DATA SHOWN ▸
** Start **

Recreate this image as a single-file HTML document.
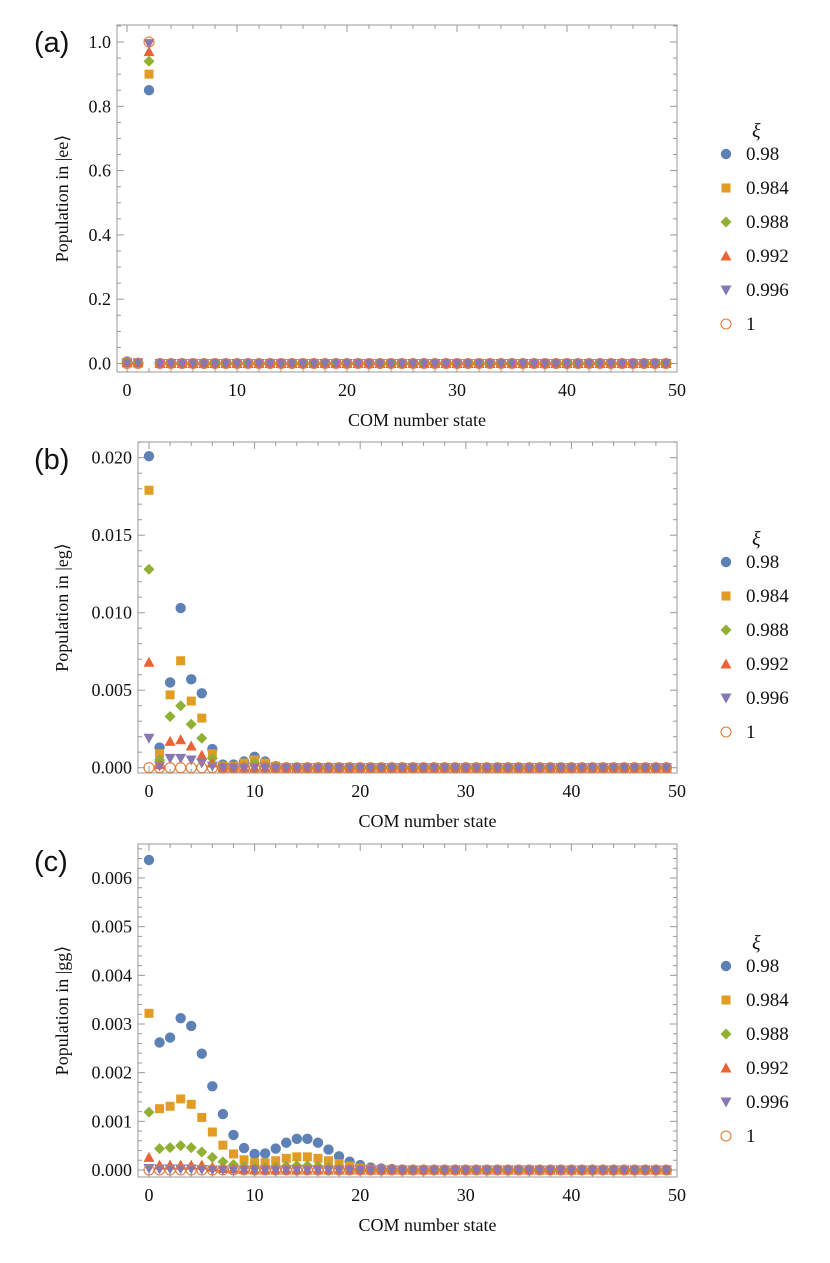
<!DOCTYPE html>
<html><head><meta charset="utf-8">
<style>
html,body{margin:0;padding:0;background:#fff;}
svg{display:block;font-family:"Liberation Serif",serif;}
</style></head>
<body>
<svg id="fig" width="830" height="1263" viewBox="0 0 830 1263" xmlns="http://www.w3.org/2000/svg"></svg>
<script>
const seriesLabels = ["0.98","0.984","0.988","0.992","0.996","1"];
const xTickLabels = [0,10,20,30,40,50];
// panel (a) |ee>
const eeS0 = [0.006,0.002,0.85];
const eeS1 = [0.004,0.002,0.90];
const eeS2 = [0.003,0.002,0.94];
const eeS3 = [0.002,0.002,0.97];
const eeS4 = [0.001,0.002,0.995];
const eeS5 = [0,0,1.0];
// panel (b) |eg>
const egS0 = [0.0201,0.0013,0.0055,0.0103,0.0057,0.0048,0.0012,0.0002,0.0002,0.0004,0.0007,0.0004,0.0001];
const egS1 = [0.0179,0.0009,0.0047,0.0069,0.0043,0.0032,0.0009,0.0001,0.0001,0.0003,0.0005,0.0003,0.0001];
const egS2 = [0.0128,0.0005,0.0033,0.0040,0.0028,0.0019,0.0006,0.0001,0,0.0001,0.0003,0.0001];
const egS3 = [0.0068,0.0002,0.0017,0.0018,0.0014,0.0008,0.0003];
const egS4 = [0.0019,0.0001,0.0006,0.0006,0.0005,0.0003,0.0001];
const egS5 = [0];
// panel (c) |gg>
const ggS0 = [0.00637,0.00262,0.00272,0.00312,0.00296,0.00239,0.00172,0.00115,0.00072,0.00045,0.00033,0.00034,0.00044,0.00056,0.00064,0.00064,0.00056,0.00042,0.00028,0.00017,0.0001,0.00005,0.00003,0.00002,0.00001];
const ggS1 = [0.00322,0.00126,0.00131,0.00146,0.00135,0.00108,0.00078,0.00051,0.00033,0.00021,0.00015,0.00015,0.00019,0.00024,0.00027,0.00027,0.00024,0.00019,0.00013,0.00008,0.00004,0.00002,0.00001];
const ggS2 = [0.00119,0.00044,0.00046,0.0005,0.00046,0.00037,0.00026,0.00017,0.00011,0.00007,0.00005,0.00005,0.00006,0.00008,0.00009,0.00009,0.00008,0.00006,0.00004,0.00002,0.00001];
const ggS3 = [0.00026,0.0001,0.0001,0.0001,0.0001,0.0001,0.00006,0.00003,0.00002,0.00001];
const ggS4 = [0.00003,0.00002,0.00002,0.00002,0.00002,0.00001];
const ggS5 = [0];
const N = 50;

const NS="http://www.w3.org/2000/svg";
const svg=document.getElementById('fig');
const colors=["#5E81B5","#E19C24","#8FB032","#EB6235","#8778B3","#E07B39"];
function mk(tag,attrs,parent){const e=document.createElementNS(NS,tag);for(const k in attrs)e.setAttribute(k,attrs[k]);(parent||svg).appendChild(e);return e;}
function marker(g,k,x,y){
  let e;const c=colors[k];
  if(k===0){e=mk('circle',{cx:x,cy:y,r:5.2,fill:c},g);}
  else if(k===1){e=mk('rect',{x:x-4.5,y:y-4.5,width:9,height:9,fill:c},g);}
  else if(k===2){e=mk('polygon',{points:`${x},${y-5.5} ${x+5.5},${y} ${x},${y+5.5} ${x-5.5},${y}`,fill:c},g);}
  else if(k===3){e=mk('polygon',{points:`${x},${y-5.5} ${x+5.5},${y+4.5} ${x-5.5},${y+4.5}`,fill:c},g);}
  else if(k===4){e=mk('polygon',{points:`${x},${y+5.5} ${x+5.5},${y-4.5} ${x-5.5},${y-4.5}`,fill:c},g);}
  else {e=mk('circle',{cx:x,cy:y,r:5,fill:'none',stroke:c,'stroke-width':1.1},g);}
  return e;
}
function panel(o){
  const g=mk('g',{});
  
  
  const xs=v=>o.x0+(v-o.xmin)*(o.x1-o.x0)/(o.xmax-o.xmin);
  const ys=v=>o.yZero-v*o.ppu;
  const fr=mk('rect',{x:o.x0,y:o.y0,width:o.x1-o.x0,height:o.y1-o.y0,fill:'none',stroke:'#999','stroke-width':1},g);
  
  for(let v=0;v<=50;v+=2){const X=xs(v);const L=(v%10===0)?7:4;
    mk('line',{x1:X,y1:o.y1,x2:X,y2:o.y1-L,stroke:'#999'},g);
    mk('line',{x1:X,y1:o.y0,x2:X,y2:o.y0+L,stroke:'#999'},g);}
  xTickLabels.forEach(v=>{const t=mk('text',{x:xs(v),y:o.y1+24,'text-anchor':'middle','font-size':18,fill:'#111'},g);t.textContent=v;
    });
  const perMaj=Math.round(o.major/o.minor);
  for(let i=0;i<1000;i++){const v=i*o.minor; const Y=ys(v);
    if(Y<o.y0-0.5) break;
    const isMaj=(i%perMaj===0);const L=isMaj?7:4;
    mk('line',{x1:o.x0,y1:Y,x2:o.x0+L,y2:Y,stroke:'#999'},g);
    mk('line',{x1:o.x1,y1:Y,x2:o.x1-L,y2:Y,stroke:'#999'},g);
    if(isMaj){const t=mk('text',{x:o.x0-6,y:Y+6,'text-anchor':'end','font-size':18,fill:'#111'},g);t.textContent=v.toFixed(o.dec);
      }
  }
  o.series.forEach((arr,k)=>{
    const sg=mk('g',{},g);
    
    
    for(let n=0;n<N;n++){const v=(n<arr.length)?arr[n]:0;
      const m=marker(sg,k,xs(n),ys(v));
      
      }
  });
  const xl=mk('text',{x:(o.x0+o.x1)/2+20,y:o.y1+54,'text-anchor':'middle','font-size':18,fill:'#111'},g);xl.textContent='COM number state';
  
  const yc=(o.y0+o.y1)/2;
  const yl=mk('text',{x:0,y:0,transform:`translate(68,${yc}) rotate(-90)`,'text-anchor':'middle','font-size':18,fill:'#111'},g);yl.textContent=o.ylab;
  
  const pl=mk('text',{x:34,y:o.y0+27,'font-size':29,'font-family':'"Liberation Sans",sans-serif',fill:'#111'},g);pl.textContent=o.tag;
  
  const lg=mk('g',{},g);
  const xi=mk('text',{x:752,y:o.legY-17,'font-size':20,'font-style':'italic',fill:'#111'},lg);xi.textContent='ξ';
  
  seriesLabels.forEach((s,k)=>{const Y=o.legY+k*34;
    const le=mk('g',{},lg);
    marker(le,k,726,Y);
    const t=mk('text',{x:746,y:Y+6,'font-size':19,fill:'#111'},le);t.textContent=s;});
}
panel({name:'panel-a-ee',tag:'(a)',x0:117,x1:677,y0:25,y1:372,xmin:-0.91,xmax:50,yZero:363.5,ppu:321.5,major:0.2,minor:0.05,dec:1,
  series:[eeS0,eeS1,eeS2,eeS3,eeS4,eeS5],ylab:'Population in |ee⟩',legY:154});
panel({name:'panel-b-eg',tag:'(b)',x0:138,x1:677,y0:442,y1:773,xmin:-1.04,xmax:50,yZero:767.7,ppu:15500,major:0.005,minor:0.001,dec:3,
  series:[egS0,egS1,egS2,egS3,egS4,egS5],ylab:'Population in |eg⟩',legY:562});
panel({name:'panel-c-gg',tag:'(c)',x0:138,x1:677,y0:844,y1:1177,xmin:-1.04,xmax:50,yZero:1170,ppu:48667,major:0.001,minor:0.0002,dec:3,
  series:[ggS0,ggS1,ggS2,ggS3,ggS4,ggS5],ylab:'Population in |gg⟩',legY:966});
</script>
</body></html>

** End **

PROMPT ▸
Repeat the listing above exactly, with no pictures.

EXPECTED ANSWER ▸
Recreate this image as a single-file HTML document.
<!DOCTYPE html>
<html><head><meta charset="utf-8">
<style>
html,body{margin:0;padding:0;background:#fff;}
svg{display:block;font-family:"Liberation Serif",serif;}
</style></head>
<body>
<svg id="fig" width="830" height="1263" viewBox="0 0 830 1263" xmlns="http://www.w3.org/2000/svg"></svg>
<script>
const seriesLabels = ["0.98","0.984","0.988","0.992","0.996","1"];
const xTickLabels = [0,10,20,30,40,50];
// panel (a) |ee>
const eeS0 = [0.006,0.002,0.85];
const eeS1 = [0.004,0.002,0.90];
const eeS2 = [0.003,0.002,0.94];
const eeS3 = [0.002,0.002,0.97];
const eeS4 = [0.001,0.002,0.995];
const eeS5 = [0,0,1.0];
// panel (b) |eg>
const egS0 = [0.0201,0.0013,0.0055,0.0103,0.0057,0.0048,0.0012,0.0002,0.0002,0.0004,0.0007,0.0004,0.0001];
const egS1 = [0.0179,0.0009,0.0047,0.0069,0.0043,0.0032,0.0009,0.0001,0.0001,0.0003,0.0005,0.0003,0.0001];
const egS2 = [0.0128,0.0005,0.0033,0.0040,0.0028,0.0019,0.0006,0.0001,0,0.0001,0.0003,0.0001];
const egS3 = [0.0068,0.0002,0.0017,0.0018,0.0014,0.0008,0.0003];
const egS4 = [0.0019,0.0001,0.0006,0.0006,0.0005,0.0003,0.0001];
const egS5 = [0];
// panel (c) |gg>
const ggS0 = [0.00637,0.00262,0.00272,0.00312,0.00296,0.00239,0.00172,0.00115,0.00072,0.00045,0.00033,0.00034,0.00044,0.00056,0.00064,0.00064,0.00056,0.00042,0.00028,0.00017,0.0001,0.00005,0.00003,0.00002,0.00001];
const ggS1 = [0.00322,0.00126,0.00131,0.00146,0.00135,0.00108,0.00078,0.00051,0.00033,0.00021,0.00015,0.00015,0.00019,0.00024,0.00027,0.00027,0.00024,0.00019,0.00013,0.00008,0.00004,0.00002,0.00001];
const ggS2 = [0.00119,0.00044,0.00046,0.0005,0.00046,0.00037,0.00026,0.00017,0.00011,0.00007,0.00005,0.00005,0.00006,0.00008,0.00009,0.00009,0.00008,0.00006,0.00004,0.00002,0.00001];
const ggS3 = [0.00026,0.0001,0.0001,0.0001,0.0001,0.0001,0.00006,0.00003,0.00002,0.00001];
const ggS4 = [0.00003,0.00002,0.00002,0.00002,0.00002,0.00001];
const ggS5 = [0];
const N = 50;

const NS="http://www.w3.org/2000/svg";
const svg=document.getElementById('fig');
const colors=["#5E81B5","#E19C24","#8FB032","#EB6235","#8778B3","#E07B39"];
function mk(tag,attrs,parent){const e=document.createElementNS(NS,tag);for(const k in attrs)e.setAttribute(k,attrs[k]);(parent||svg).appendChild(e);return e;}
function marker(g,k,x,y){
  let e;const c=colors[k];
  if(k===0){e=mk('circle',{cx:x,cy:y,r:5.2,fill:c},g);}
  else if(k===1){e=mk('rect',{x:x-4.5,y:y-4.5,width:9,height:9,fill:c},g);}
  else if(k===2){e=mk('polygon',{points:`${x},${y-5.5} ${x+5.5},${y} ${x},${y+5.5} ${x-5.5},${y}`,fill:c},g);}
  else if(k===3){e=mk('polygon',{points:`${x},${y-5.5} ${x+5.5},${y+4.5} ${x-5.5},${y+4.5}`,fill:c},g);}
  else if(k===4){e=mk('polygon',{points:`${x},${y+5.5} ${x+5.5},${y-4.5} ${x-5.5},${y-4.5}`,fill:c},g);}
  else {e=mk('circle',{cx:x,cy:y,r:5,fill:'none',stroke:c,'stroke-width':1.1},g);}
  return e;
}
function panel(o){
  const g=mk('g',{});
  
  
  const xs=v=>o.x0+(v-o.xmin)*(o.x1-o.x0)/(o.xmax-o.xmin);
  const ys=v=>o.yZero-v*o.ppu;
  const fr=mk('rect',{x:o.x0,y:o.y0,width:o.x1-o.x0,height:o.y1-o.y0,fill:'none',stroke:'#999','stroke-width':1},g);
  
  for(let v=0;v<=50;v+=2){const X=xs(v);const L=(v%10===0)?7:4;
    mk('line',{x1:X,y1:o.y1,x2:X,y2:o.y1-L,stroke:'#999'},g);
    mk('line',{x1:X,y1:o.y0,x2:X,y2:o.y0+L,stroke:'#999'},g);}
  xTickLabels.forEach(v=>{const t=mk('text',{x:xs(v),y:o.y1+24,'text-anchor':'middle','font-size':18,fill:'#111'},g);t.textContent=v;
    });
  const perMaj=Math.round(o.major/o.minor);
  for(let i=0;i<1000;i++){const v=i*o.minor; const Y=ys(v);
    if(Y<o.y0-0.5) break;
    const isMaj=(i%perMaj===0);const L=isMaj?7:4;
    mk('line',{x1:o.x0,y1:Y,x2:o.x0+L,y2:Y,stroke:'#999'},g);
    mk('line',{x1:o.x1,y1:Y,x2:o.x1-L,y2:Y,stroke:'#999'},g);
    if(isMaj){const t=mk('text',{x:o.x0-6,y:Y+6,'text-anchor':'end','font-size':18,fill:'#111'},g);t.textContent=v.toFixed(o.dec);
      }
  }
  o.series.forEach((arr,k)=>{
    const sg=mk('g',{},g);
    
    
    for(let n=0;n<N;n++){const v=(n<arr.length)?arr[n]:0;
      const m=marker(sg,k,xs(n),ys(v));
      
      }
  });
  const xl=mk('text',{x:(o.x0+o.x1)/2+20,y:o.y1+54,'text-anchor':'middle','font-size':18,fill:'#111'},g);xl.textContent='COM number state';
  
  const yc=(o.y0+o.y1)/2;
  const yl=mk('text',{x:0,y:0,transform:`translate(68,${yc}) rotate(-90)`,'text-anchor':'middle','font-size':18,fill:'#111'},g);yl.textContent=o.ylab;
  
  const pl=mk('text',{x:34,y:o.y0+27,'font-size':29,'font-family':'"Liberation Sans",sans-serif',fill:'#111'},g);pl.textContent=o.tag;
  
  const lg=mk('g',{},g);
  const xi=mk('text',{x:752,y:o.legY-17,'font-size':20,'font-style':'italic',fill:'#111'},lg);xi.textContent='ξ';
  
  seriesLabels.forEach((s,k)=>{const Y=o.legY+k*34;
    const le=mk('g',{},lg);
    marker(le,k,726,Y);
    const t=mk('text',{x:746,y:Y+6,'font-size':19,fill:'#111'},le);t.textContent=s;});
}
panel({name:'panel-a-ee',tag:'(a)',x0:117,x1:677,y0:25,y1:372,xmin:-0.91,xmax:50,yZero:363.5,ppu:321.5,major:0.2,minor:0.05,dec:1,
  series:[eeS0,eeS1,eeS2,eeS3,eeS4,eeS5],ylab:'Population in |ee⟩',legY:154});
panel({name:'panel-b-eg',tag:'(b)',x0:138,x1:677,y0:442,y1:773,xmin:-1.04,xmax:50,yZero:767.7,ppu:15500,major:0.005,minor:0.001,dec:3,
  series:[egS0,egS1,egS2,egS3,egS4,egS5],ylab:'Population in |eg⟩',legY:562});
panel({name:'panel-c-gg',tag:'(c)',x0:138,x1:677,y0:844,y1:1177,xmin:-1.04,xmax:50,yZero:1170,ppu:48667,major:0.001,minor:0.0002,dec:3,
  series:[ggS0,ggS1,ggS2,ggS3,ggS4,ggS5],ylab:'Population in |gg⟩',legY:966});
</script>
</body></html>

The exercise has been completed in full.